- Stored items -

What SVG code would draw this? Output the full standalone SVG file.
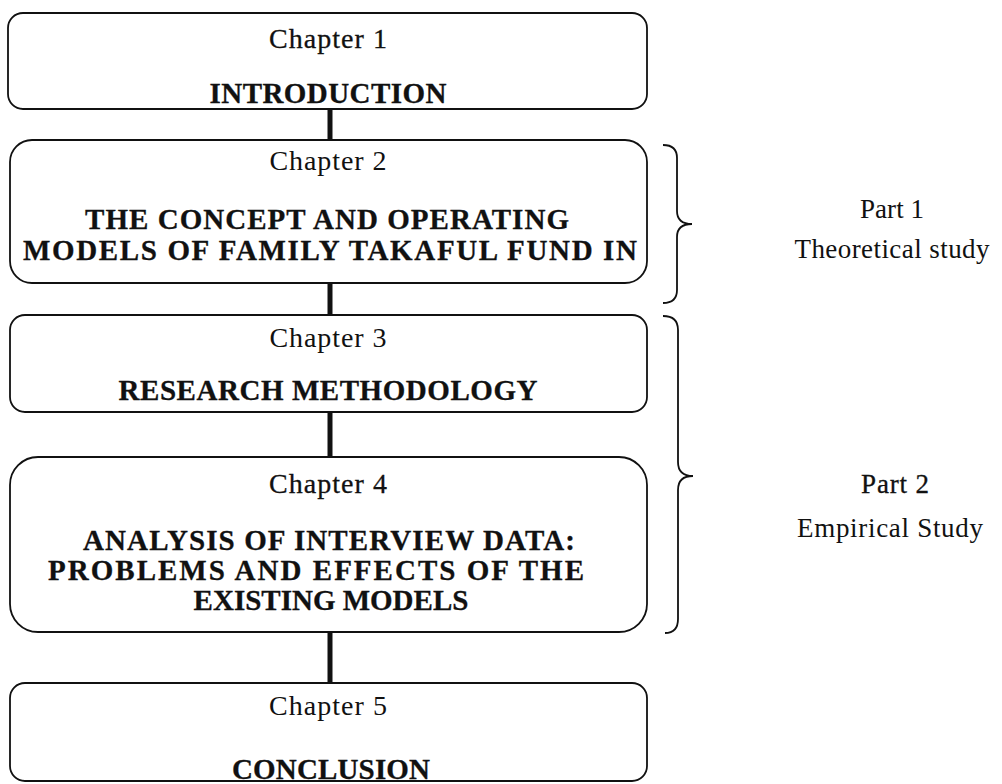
<svg xmlns="http://www.w3.org/2000/svg" width="1002" height="784" viewBox="0 0 1002 784">
<style>
.box{fill:none;stroke:#111;stroke-width:1.8}
.conn{stroke:#111;stroke-width:5}
.brace{fill:none;stroke:#111;stroke-width:1.8}
.ch{font-family:"Liberation Serif",serif;font-size:28px;fill:#111;text-anchor:middle}
.hv{stroke:#111;stroke-width:0.3}
.tt{font-family:"Liberation Serif",serif;font-size:29px;font-weight:bold;fill:#111;text-anchor:middle;stroke:#111;stroke-width:0.3}
.pt{font-family:"Liberation Serif",serif;font-size:27px;fill:#111;text-anchor:middle}
</style>
<rect width="1002" height="784" fill="#fff"/>
<g id="connectors">
<line class="conn" x1="330" y1="109" x2="330" y2="140"/>
<line class="conn" x1="330" y1="283" x2="330" y2="315"/>
<line class="conn" x1="330" y1="412" x2="330" y2="457"/>
<line class="conn" x1="330" y1="632" x2="330" y2="683"/>
</g>
<g id="ch1">
<rect class="box" x="8" y="13" width="639" height="96" rx="15"/>
<text class="ch hv" x="328" y="48" textLength="118" lengthAdjust="spacing">Chapter 1</text>
<text class="tt" x="328" y="103" textLength="237" lengthAdjust="spacing">INTRODUCTION</text>
</g>
<g id="ch2">
<rect class="box" x="10" y="140" width="637" height="143" rx="22"/>
<text class="ch" x="328" y="170" textLength="117" lengthAdjust="spacing">Chapter 2</text>
<text class="tt" x="327" y="229" textLength="484" lengthAdjust="spacing">THE CONCEPT AND OPERATING</text>
<text class="tt" x="330" y="260" textLength="614" lengthAdjust="spacing">MODELS OF FAMILY TAKAFUL FUND IN</text>
</g>
<g id="ch3">
<rect class="box" x="10" y="315" width="637" height="97" rx="15"/>
<text class="ch" x="328" y="347" textLength="117" lengthAdjust="spacing">Chapter 3</text>
<text class="tt" x="328" y="400" textLength="419" lengthAdjust="spacing">RESEARCH METHODOLOGY</text>
</g>
<g id="ch4">
<rect class="box" x="10" y="457" width="637" height="175" rx="28"/>
<text class="ch hv" x="328" y="493" textLength="118" lengthAdjust="spacing">Chapter 4</text>
<text class="tt" x="329" y="550" textLength="492" lengthAdjust="spacing">ANALYSIS OF INTERVIEW DATA:</text>
<text class="tt" x="316" y="580" textLength="536" lengthAdjust="spacing">PROBLEMS AND EFFECTS OF THE</text>
<text class="tt" x="331" y="610">EXISTING MODELS</text>
</g>
<g id="ch5">
<rect class="box" x="10" y="683" width="637" height="98" rx="15"/>
<text class="ch" x="328" y="715" textLength="118" lengthAdjust="spacing">Chapter 5</text>
<text class="tt" x="331" y="779" textLength="198" lengthAdjust="spacing">CONCLUSION</text>
</g>
<g id="part1">
<path class="brace" d="M663,145 Q677,145 677,158 L677,211 Q677,224 692,224 Q677,224 677,237 L677,290 Q677,303 663,303"/>
<text class="pt" x="892" y="218" textLength="64" lengthAdjust="spacing">Part 1</text>
<text class="pt" x="892" y="258" textLength="195" lengthAdjust="spacing">Theoretical study</text>
</g>
<g id="part2">
<path class="brace" d="M663,316 Q678,316 678,330 L678,462 Q678,476 693,476 Q678,476 678,490 L678,619 Q678,633 665,633"/>
<text class="pt hv" x="895" y="493" textLength="68" lengthAdjust="spacing">Part 2</text>
<text class="pt" x="890" y="537" textLength="186" lengthAdjust="spacing">Empirical Study</text>
</g>
</svg>
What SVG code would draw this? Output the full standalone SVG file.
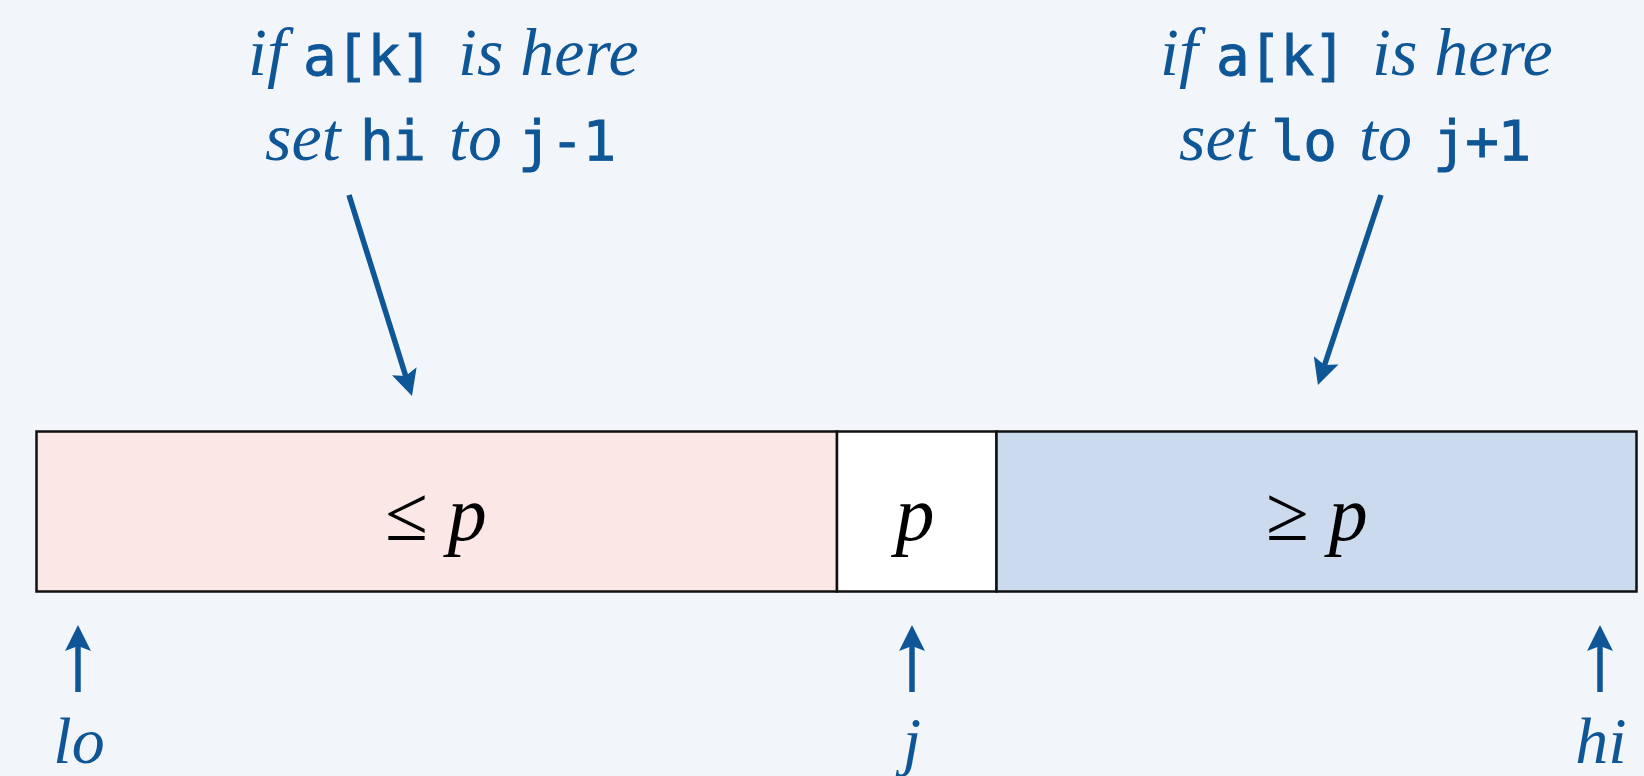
<svg xmlns="http://www.w3.org/2000/svg" width="1644" height="776" viewBox="0 0 1644 776">
<style>
.it{font-family:'Liberation Serif','Times New Roman',serif;font-style:italic;fill:#0f5697;font-size:68px}
.mono{font-family:'DejaVu Sans Mono','Liberation Mono',monospace;fill:#0f5697;stroke:#0f5697;stroke-width:0.9px;font-size:56px;letter-spacing:-1.5px}
.lab{font-family:'Liberation Serif','Times New Roman',serif;font-style:italic;fill:#0f5697;font-size:66px;text-anchor:middle}
.box{stroke:#111;stroke-width:2.5}
.bt{font-family:'Liberation Serif','Times New Roman',serif;font-size:78px;fill:#000;text-anchor:middle}
.arr{stroke:#0f5697;stroke-width:5.5;fill:none;marker-end:url(#ah)}
</style>
<defs>
<marker id="ah" markerUnits="userSpaceOnUse" viewBox="0 0 26 26" markerWidth="26" markerHeight="26" refX="16" refY="13" orient="auto">
<path d="M0,0 L26,13 L0,26 L5,13 Z" fill="#0f5697"/>
</marker>
</defs>
<rect width="1644" height="776" fill="#f2f6fa"/>
<g id="label-left">
<text y="75"><tspan class="it" x="248">if</tspan><tspan class="mono" x="303">a[k]</tspan><tspan class="it" x="458">is here</tspan></text>
<text y="160"><tspan class="it" x="265">set</tspan><tspan class="mono" x="360">hi</tspan><tspan class="it" x="449">to</tspan><tspan class="mono" x="518">j-1</tspan></text>
</g>
<g id="label-right">
<text y="75"><tspan class="it" x="1160">if</tspan><tspan class="mono" x="1216">a[k]</tspan><tspan class="it" x="1372">is here</tspan></text>
<text y="160"><tspan class="it" x="1179">set</tspan><tspan class="mono" x="1271">lo</tspan><tspan class="it" x="1359">to</tspan><tspan class="mono" x="1433">j+1</tspan></text>
</g>
<g id="cell-left">
<rect class="box" x="36.5" y="431.5" width="800.5" height="160" fill="#fbe7e5"/>
<text class="bt" x="436" y="540">≤ <tspan font-style="italic">p</tspan></text>
</g>
<g id="cell-pivot">
<rect class="box" x="837" y="431.5" width="159.5" height="160" fill="#ffffff"/>
<text class="bt" x="915" y="540" font-style="italic">p</text>
</g>
<g id="cell-right">
<rect class="box" x="996.5" y="431.5" width="640" height="160" fill="#cbdbed"/>
<text class="bt" x="1317" y="540">≥ <tspan font-style="italic">p</tspan></text>
</g>
<g id="index-labels">
<text class="lab" x="79" y="763">lo</text>
<text class="lab" x="912" y="763">j</text>
<text class="lab" x="1601" y="763">hi</text>
</g>
<g id="connectors">
<line class="arr" x1="349" y1="195" x2="409" y2="386.5"/>
<line class="arr" x1="1381" y1="195" x2="1321.1" y2="375.5"/>
<line class="arr" x1="78" y1="692" x2="78" y2="635"/>
<line class="arr" x1="912" y1="692" x2="912" y2="635"/>
<line class="arr" x1="1600" y1="692" x2="1600" y2="635"/>
</g>
</svg>
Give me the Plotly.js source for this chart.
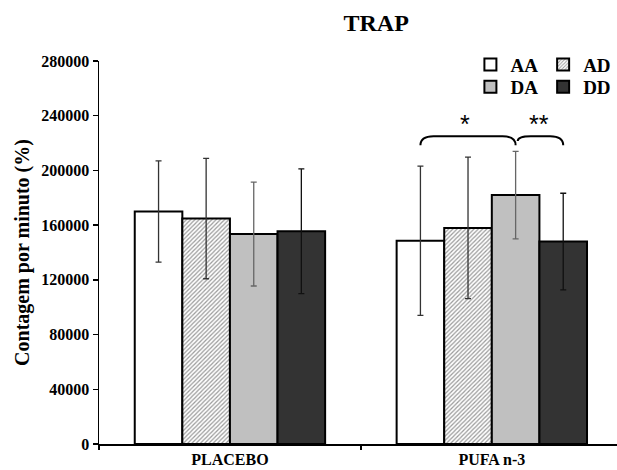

- Problem statement -
Reproduce the material in full, word for word, and omit the pictures.

- Solution below -
What SVG code would draw this? Output the full standalone SVG file.
<svg xmlns="http://www.w3.org/2000/svg" width="1002" height="784" viewBox="0 0 1002 784">
<style>
.box{fill:none;stroke:#111;stroke-width:1.8}
.conn{stroke:#111;stroke-width:5}
.brace{fill:none;stroke:#111;stroke-width:1.8}
.ch{font-family:"Liberation Serif",serif;font-size:28px;fill:#111;text-anchor:middle}
.hv{stroke:#111;stroke-width:0.3}
.tt{font-family:"Liberation Serif",serif;font-size:29px;font-weight:bold;fill:#111;text-anchor:middle;stroke:#111;stroke-width:0.3}
.pt{font-family:"Liberation Serif",serif;font-size:27px;fill:#111;text-anchor:middle}
</style>
<rect width="1002" height="784" fill="#fff"/>
<g id="connectors">
<line class="conn" x1="330" y1="109" x2="330" y2="140"/>
<line class="conn" x1="330" y1="283" x2="330" y2="315"/>
<line class="conn" x1="330" y1="412" x2="330" y2="457"/>
<line class="conn" x1="330" y1="632" x2="330" y2="683"/>
</g>
<g id="ch1">
<rect class="box" x="8" y="13" width="639" height="96" rx="15"/>
<text class="ch hv" x="328" y="48" textLength="118" lengthAdjust="spacing">Chapter 1</text>
<text class="tt" x="328" y="103" textLength="237" lengthAdjust="spacing">INTRODUCTION</text>
</g>
<g id="ch2">
<rect class="box" x="10" y="140" width="637" height="143" rx="22"/>
<text class="ch" x="328" y="170" textLength="117" lengthAdjust="spacing">Chapter 2</text>
<text class="tt" x="327" y="229" textLength="484" lengthAdjust="spacing">THE CONCEPT AND OPERATING</text>
<text class="tt" x="330" y="260" textLength="614" lengthAdjust="spacing">MODELS OF FAMILY TAKAFUL FUND IN</text>
</g>
<g id="ch3">
<rect class="box" x="10" y="315" width="637" height="97" rx="15"/>
<text class="ch" x="328" y="347" textLength="117" lengthAdjust="spacing">Chapter 3</text>
<text class="tt" x="328" y="400" textLength="419" lengthAdjust="spacing">RESEARCH METHODOLOGY</text>
</g>
<g id="ch4">
<rect class="box" x="10" y="457" width="637" height="175" rx="28"/>
<text class="ch hv" x="328" y="493" textLength="118" lengthAdjust="spacing">Chapter 4</text>
<text class="tt" x="329" y="550" textLength="492" lengthAdjust="spacing">ANALYSIS OF INTERVIEW DATA:</text>
<text class="tt" x="316" y="580" textLength="536" lengthAdjust="spacing">PROBLEMS AND EFFECTS OF THE</text>
<text class="tt" x="331" y="610">EXISTING MODELS</text>
</g>
<g id="ch5">
<rect class="box" x="10" y="683" width="637" height="98" rx="15"/>
<text class="ch" x="328" y="715" textLength="118" lengthAdjust="spacing">Chapter 5</text>
<text class="tt" x="331" y="779" textLength="198" lengthAdjust="spacing">CONCLUSION</text>
</g>
<g id="part1">
<path class="brace" d="M663,145 Q677,145 677,158 L677,211 Q677,224 692,224 Q677,224 677,237 L677,290 Q677,303 663,303"/>
<text class="pt" x="892" y="218" textLength="64" lengthAdjust="spacing">Part 1</text>
<text class="pt" x="892" y="258" textLength="195" lengthAdjust="spacing">Theoretical study</text>
</g>
<g id="part2">
<path class="brace" d="M663,316 Q678,316 678,330 L678,462 Q678,476 693,476 Q678,476 678,490 L678,619 Q678,633 665,633"/>
<text class="pt hv" x="895" y="493" textLength="68" lengthAdjust="spacing">Part 2</text>
<text class="pt" x="890" y="537" textLength="186" lengthAdjust="spacing">Empirical Study</text>
</g>
</svg>
What SVG code would draw this? Output the full standalone SVG file.
<svg xmlns="http://www.w3.org/2000/svg" width="1644" height="776" viewBox="0 0 1644 776">
<style>
.it{font-family:'Liberation Serif','Times New Roman',serif;font-style:italic;fill:#0f5697;font-size:68px}
.mono{font-family:'DejaVu Sans Mono','Liberation Mono',monospace;fill:#0f5697;stroke:#0f5697;stroke-width:0.9px;font-size:56px;letter-spacing:-1.5px}
.lab{font-family:'Liberation Serif','Times New Roman',serif;font-style:italic;fill:#0f5697;font-size:66px;text-anchor:middle}
.box{stroke:#111;stroke-width:2.5}
.bt{font-family:'Liberation Serif','Times New Roman',serif;font-size:78px;fill:#000;text-anchor:middle}
.arr{stroke:#0f5697;stroke-width:5.5;fill:none;marker-end:url(#ah)}
</style>
<defs>
<marker id="ah" markerUnits="userSpaceOnUse" viewBox="0 0 26 26" markerWidth="26" markerHeight="26" refX="16" refY="13" orient="auto">
<path d="M0,0 L26,13 L0,26 L5,13 Z" fill="#0f5697"/>
</marker>
</defs>
<rect width="1644" height="776" fill="#f2f6fa"/>
<g id="label-left">
<text y="75"><tspan class="it" x="248">if</tspan><tspan class="mono" x="303">a[k]</tspan><tspan class="it" x="458">is here</tspan></text>
<text y="160"><tspan class="it" x="265">set</tspan><tspan class="mono" x="360">hi</tspan><tspan class="it" x="449">to</tspan><tspan class="mono" x="518">j-1</tspan></text>
</g>
<g id="label-right">
<text y="75"><tspan class="it" x="1160">if</tspan><tspan class="mono" x="1216">a[k]</tspan><tspan class="it" x="1372">is here</tspan></text>
<text y="160"><tspan class="it" x="1179">set</tspan><tspan class="mono" x="1271">lo</tspan><tspan class="it" x="1359">to</tspan><tspan class="mono" x="1433">j+1</tspan></text>
</g>
<g id="cell-left">
<rect class="box" x="36.5" y="431.5" width="800.5" height="160" fill="#fbe7e5"/>
<text class="bt" x="436" y="540">≤ <tspan font-style="italic">p</tspan></text>
</g>
<g id="cell-pivot">
<rect class="box" x="837" y="431.5" width="159.5" height="160" fill="#ffffff"/>
<text class="bt" x="915" y="540" font-style="italic">p</text>
</g>
<g id="cell-right">
<rect class="box" x="996.5" y="431.5" width="640" height="160" fill="#cbdbed"/>
<text class="bt" x="1317" y="540">≥ <tspan font-style="italic">p</tspan></text>
</g>
<g id="index-labels">
<text class="lab" x="79" y="763">lo</text>
<text class="lab" x="912" y="763">j</text>
<text class="lab" x="1601" y="763">hi</text>
</g>
<g id="connectors">
<line class="arr" x1="349" y1="195" x2="409" y2="386.5"/>
<line class="arr" x1="1381" y1="195" x2="1321.1" y2="375.5"/>
<line class="arr" x1="78" y1="692" x2="78" y2="635"/>
<line class="arr" x1="912" y1="692" x2="912" y2="635"/>
<line class="arr" x1="1600" y1="692" x2="1600" y2="635"/>
</g>
</svg>
Give me the Plotly.js source for this chart.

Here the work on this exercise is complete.